For this, the CA runs a Know-Your-Customer process on us, and if it believes we are who we say we are, it signs our CSR with its private key - and gives us a certificate (step 3). When we sign messages, we can now use the keys from the certificate signed by the CA.
The receiver can then use the CA’s public key to validate the certificate. If the certificate is valid, it means the CA recognizes the included public key as ours. The verification of a message can now occur with the public key within the certificate (see the Digital Signatures section 3.5).
This strategy solves the second problem: how do you make sure you are communicating with whom you think you are communicating?. However, what happens if that party looses their private keys to an attacker (first problem)? Then, in that case, we need to be able to revoke certificates.
Handling Revoked Certificates
Firstly, the organisation needs to realize it needs to revoke a certificate. Either because the associated private key has been exposed or due to key rotation best practices. To revoke a certificate they need to inform the CA.
The CA keeps a list of revoked certs, imaginatively called a Certificate Revocation List (CRL). The CRL has to be downloaded regularly, so that messages received can be verified correctly.

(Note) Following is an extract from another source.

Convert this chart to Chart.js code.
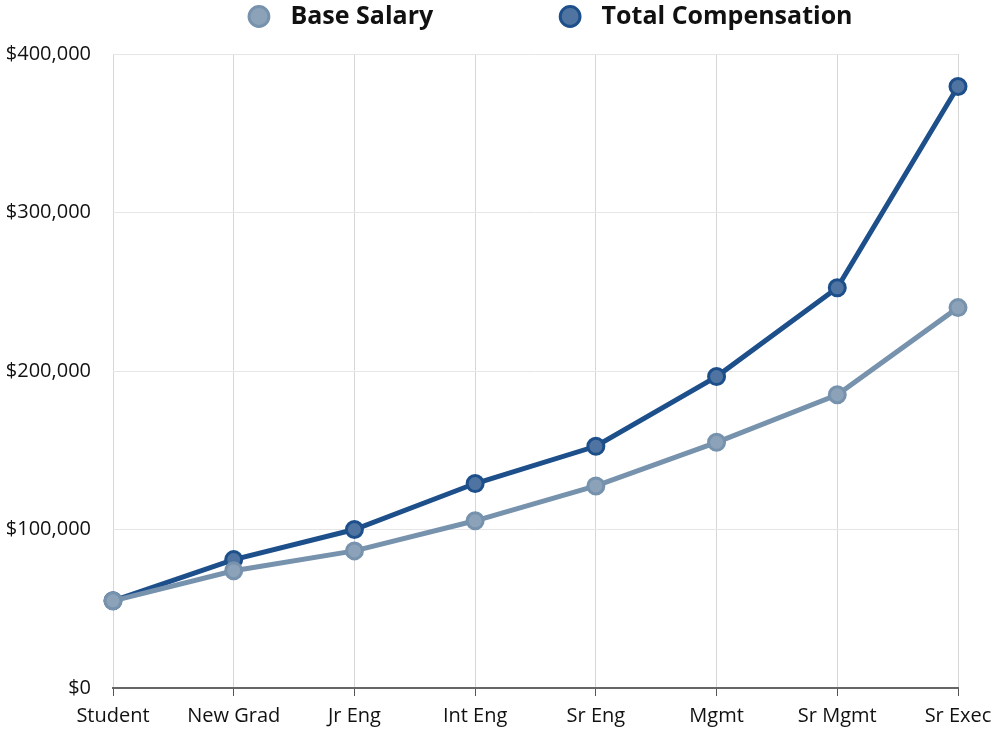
<!DOCTYPE html>
<html>
<head>
<meta charset="utf-8">
<script src="https://cdn.jsdelivr.net/npm/chart.js@4"></script>
<style>
  html, body { margin: 0; padding: 0; background: #fff; }
  #wrap { width: 1000px; height: 733px; position: relative; }
</style>
</head>
<body>
<div id="wrap"><canvas id="salaryChart"></canvas></div>
<script>
const levels = ["Student", "New Grad", "Jr Eng", "Int Eng", "Sr Eng", "Mgmt", "Sr Mgmt", "Sr Exec"];
const baseSalary = [55000, 74000, 86500, 105500, 127500, 155000, 185000, 240000];
const totalComp = [55000, 81000, 100000, 129000, 152500, 196500, 252500, 379500];
const yTicks = [0, 100000, 200000, 300000, 400000];

// nudge the legend box (it is centred on the canvas by default)
const legendShift = {
  id: "legendShift",
  afterLayout(chart, args, opts) {
    const lg = chart.legend;
    if (!lg) return;
    lg.left += opts.dx;
    lg.right += opts.dx;
    lg.top += opts.dy;
    lg.bottom += opts.dy;
  },
};

const ctx = document.getElementById("salaryChart").getContext("2d");
const salaryChart = new Chart(ctx, {
  type: "line",
  data: {
    labels: levels,
    datasets: [
      {
        label: "Base Salary",
        data: baseSalary,
        borderColor: "#7792ad",
        backgroundColor: "#8ba2b9",
        pointBackgroundColor: "#8ba2b9",
        pointBorderColor: "#7792ad",
        borderWidth: 5,
        pointRadius: 8,
        pointBorderWidth: 3,
        tension: 0,
      },
      {
        label: "Total Compensation",
        data: totalComp,
        borderColor: "#1d4f8b",
        backgroundColor: "#4f74a1",
        pointBackgroundColor: "#4f74a1",
        pointBorderColor: "#1d4f8b",
        borderWidth: 5,
        pointRadius: 8,
        pointBorderWidth: 3,
        tension: 0,
      },
    ],
  },
  plugins: [legendShift],
  options: {
    responsive: true,
    maintainAspectRatio: false,
    animation: false,
    layout: { padding: { left: 5, right: 42, top: 5, bottom: 5 } },
    plugins: {
      legendShift: { dx: 68, dy: -15 },
      legend: {
        position: "top",
        labels: {
          usePointStyle: true,
          pointStyle: "circle",
          color: "#111",
          padding: 14,
          boxHeight: 14,
          font: { family: "Open Sans", size: 25, weight: "bold" },
          generateLabels: (chart) =>
            chart.data.datasets.map((ds, i) => ({
              text: " " + ds.label + (i === 0 ? " ".repeat(17) : ""),
              fillStyle: ds.pointBackgroundColor,
              strokeStyle: ds.pointBorderColor,
              lineWidth: 3,
              pointStyle: "circle",
              datasetIndex: i,
              fontColor: "#111",
            })),
        },
      },
      tooltip: { enabled: false },
    },
    scales: {
      x: {
        offset: false,
        afterFit: (scale) => {
          scale.height = 40;
        },
        grid: {
          color: "#d6d6d6",
          drawTicks: true,
          tickLength: 8,
          tickColor: "#555",
        },
        border: { color: "#666", width: 2 },
        ticks: {
          color: "#111",
          padding: 8,
          maxRotation: 0,
          font: { family: "Open Sans", size: 20 },
        },
      },
      y: {
        min: 0,
        max: 400000,
        afterBuildTicks: (axis) => {
          axis.ticks = yTicks.map((v) => ({ value: v }));
        },
        afterFit: (scale) => {
          scale.width = 108;
        },
        grid: { color: "#e6e6e6", drawTicks: false },
        border: { display: false },
        ticks: {
          color: "#111",
          padding: 22,
          font: { family: "Open Sans", size: 20 },
          callback: (value) => "$" + value.toLocaleString("en-US"),
        },
      },
    },
  },
});
</script>
</body>
</html>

For highly secure systems, the worry is that certs revoked today might not be on the CRL yet. Also organisations may not want to perform the CRL check themselves and instead outsource it to someone else who has agreed to perform this important responsibility. For either of these cases, the CA can run an API that message receivers call to check the status of a cert before using it.
revoked certificate checking process (See here)
Checking the status of a cert online is done via the Online Certificate Status Protocol (OCSP), against OCSP servers. OCSP checks can take up to 20 seconds, so aren’t good for real-time applications.
Summary
- PKI infrastructure allows certificate authorities to issue certificates to requesters.
- Certificates provide an extra layer of security, by asserting that a public key belongs to a certain identity.
- Message senders can include the required certificates along with a message (and a signature of the message), so that the receiver can use the sender’s public key to decrypt the message.